> TASK TO CARRY OUT:
Transcribe all of the material exactly. Any picture in it should be left out.

-.-.-

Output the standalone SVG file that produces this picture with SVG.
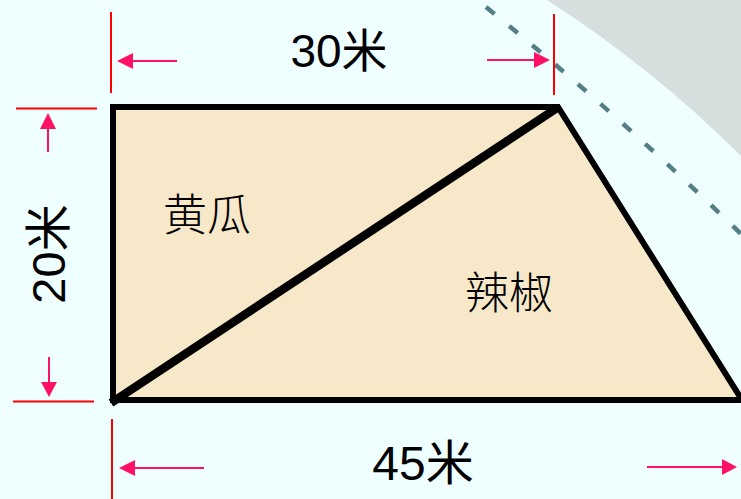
<svg xmlns="http://www.w3.org/2000/svg" width="741" height="499" viewBox="0 0 741 499">
  <style>
    .dim { stroke: #FF0000; stroke-width: 2; fill: none; }
    .arr { stroke: #FF1166; stroke-width: 2; fill: none; }
    .head { fill: #FF1166; stroke: none; }
    .lbl { font-family: "Liberation Sans", "Noto Sans CJK SC", sans-serif; fill: #000; text-anchor: middle; }
    .cn { font-family: "Noto Sans CJK SC", sans-serif; fill: #000; text-anchor: middle; font-weight: 300; }
  </style>
  <rect width="741" height="499" fill="#EFFFFF"/>
  <g id="background">
    <path d="M547,0 A1170,1170 0 0 1 741,156 L741,0 Z" fill="#D6DEDE"/>
    <path d="M486,7 Q617.8,114 741,234" fill="none" stroke="#557F86" stroke-width="4.5" stroke-dasharray="11 19"/>
  </g>
  <g id="field">
    <path d="M113,107 L558,107 L742,400 L113,400 Z" fill="#F6E8C8" stroke="#000" stroke-width="6" stroke-linejoin="miter"/>
    <line x1="557" y1="108" x2="111" y2="403" stroke="#000" stroke-width="8.5"/>
  </g>
  <g id="label-cucumber">
    <text class="cn" x="207" y="231" font-size="44">黄瓜</text>
  </g>
  <g id="label-pepper">
    <text class="cn" x="509" y="309" font-size="44">辣椒</text>
  </g>
  <g id="connectors">
    <line class="dim" x1="111" y1="12" x2="111" y2="93"/>
    <line class="dim" x1="554" y1="14" x2="554" y2="95"/>
    <line class="dim" x1="16" y1="108.5" x2="97" y2="108.5"/>
    <line class="dim" x1="13" y1="401.5" x2="94" y2="401.5"/>
    <line class="dim" x1="112" y1="419" x2="112" y2="499"/>
    <line class="arr" x1="177" y1="61" x2="130" y2="61"/>
    <polygon class="head" points="117,61 133,53 133,69"/>
    <line class="arr" x1="487" y1="60" x2="537" y2="60"/>
    <polygon class="head" points="550,60 534,52 534,68"/>
    <line class="arr" x1="48" y1="152" x2="48" y2="125"/>
    <polygon class="head" points="48,113 40,129 56,129"/>
    <line class="arr" x1="49" y1="357" x2="49" y2="385"/>
    <polygon class="head" points="49,397 41,382 57,382"/>
    <line class="arr" x1="204" y1="468" x2="132" y2="468"/>
    <polygon class="head" points="119,468 135,460 135,476"/>
    <line class="arr" x1="647" y1="467" x2="725" y2="467"/>
    <polygon class="head" points="737,467 722,459 722,475"/>
  </g>
  <g id="dim-top">
    <text class="lbl" x="339" y="67" font-size="46">30米</text>
  </g>
  <g id="dim-left">
    <text class="lbl" font-size="47" transform="translate(65,254) rotate(-90)">20米</text>
  </g>
  <g id="dim-bottom">
    <text class="lbl" x="423" y="480" font-size="48">45米</text>
  </g>
</svg>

-.-.-

> THE REPLY:
Output the standalone SVG file that produces this picture with SVG.
<svg xmlns="http://www.w3.org/2000/svg" width="741" height="499" viewBox="0 0 741 499">
  <style>
    .dim { stroke: #FF0000; stroke-width: 2; fill: none; }
    .arr { stroke: #FF1166; stroke-width: 2; fill: none; }
    .head { fill: #FF1166; stroke: none; }
    .lbl { font-family: "Liberation Sans", "Noto Sans CJK SC", sans-serif; fill: #000; text-anchor: middle; }
    .cn { font-family: "Noto Sans CJK SC", sans-serif; fill: #000; text-anchor: middle; font-weight: 300; }
  </style>
  <rect width="741" height="499" fill="#EFFFFF"/>
  <g id="background">
    <path d="M547,0 A1170,1170 0 0 1 741,156 L741,0 Z" fill="#D6DEDE"/>
    <path d="M486,7 Q617.8,114 741,234" fill="none" stroke="#557F86" stroke-width="4.5" stroke-dasharray="11 19"/>
  </g>
  <g id="field">
    <path d="M113,107 L558,107 L742,400 L113,400 Z" fill="#F6E8C8" stroke="#000" stroke-width="6" stroke-linejoin="miter"/>
    <line x1="557" y1="108" x2="111" y2="403" stroke="#000" stroke-width="8.5"/>
  </g>
  <g id="label-cucumber">
    <text class="cn" x="207" y="231" font-size="44">黄瓜</text>
  </g>
  <g id="label-pepper">
    <text class="cn" x="509" y="309" font-size="44">辣椒</text>
  </g>
  <g id="connectors">
    <line class="dim" x1="111" y1="12" x2="111" y2="93"/>
    <line class="dim" x1="554" y1="14" x2="554" y2="95"/>
    <line class="dim" x1="16" y1="108.5" x2="97" y2="108.5"/>
    <line class="dim" x1="13" y1="401.5" x2="94" y2="401.5"/>
    <line class="dim" x1="112" y1="419" x2="112" y2="499"/>
    <line class="arr" x1="177" y1="61" x2="130" y2="61"/>
    <polygon class="head" points="117,61 133,53 133,69"/>
    <line class="arr" x1="487" y1="60" x2="537" y2="60"/>
    <polygon class="head" points="550,60 534,52 534,68"/>
    <line class="arr" x1="48" y1="152" x2="48" y2="125"/>
    <polygon class="head" points="48,113 40,129 56,129"/>
    <line class="arr" x1="49" y1="357" x2="49" y2="385"/>
    <polygon class="head" points="49,397 41,382 57,382"/>
    <line class="arr" x1="204" y1="468" x2="132" y2="468"/>
    <polygon class="head" points="119,468 135,460 135,476"/>
    <line class="arr" x1="647" y1="467" x2="725" y2="467"/>
    <polygon class="head" points="737,467 722,459 722,475"/>
  </g>
  <g id="dim-top">
    <text class="lbl" x="339" y="67" font-size="46">30米</text>
  </g>
  <g id="dim-left">
    <text class="lbl" font-size="47" transform="translate(65,254) rotate(-90)">20米</text>
  </g>
  <g id="dim-bottom">
    <text class="lbl" x="423" y="480" font-size="48">45米</text>
  </g>
</svg>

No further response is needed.